Thursday, 17 December 2015
Poster Hall (Moscone South)
Zewei Xu, University of Illinois at Urbana Champaign, Urbana, IL, United States
Abstract:
A Voxel-based Method for Forest Change Detection after Fire Using LiDAR Data

Zewei Xu and Jonathan A. Greenberg

Traditional methods of forest fire modeling focus on the patterns of burning in two-dimensions at relatively coarse resolutions. However, fires spread in complex, three-dimensional patterns related to the horizontal and vertical distributions of woody fuel as well as the prevailing climate conditions, and the micro-scale patterns of fuel distributions over scales of only meters can determine the path that fire can take through a complex landscape.

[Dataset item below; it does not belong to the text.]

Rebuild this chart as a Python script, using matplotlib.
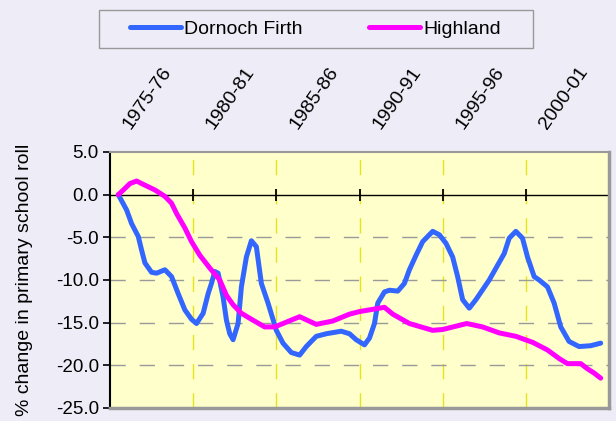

One challenge in understanding the full three-dimensional (3D) path that a fire takes through a landscape is a lack of data at landscape scales of these burns. Remote sensing approaches, while operating at landscape scales, typically focus on two-dimensional analyses using standard image-based change detection techniques. In this research, we develop a 3D voxel-based change detection method applied to multitemporal LiDAR data collected before and after forest fires in California to quantify the full 3D pattern of vegetation loss. By changing the size of the voxel, forest loss at different spatial scales is revealed. The 3D tunnel of fuel loss created by the fire was used to examine ground-to-crown transitions, firebreaks, and other three-dimensional aspects of a forest fire.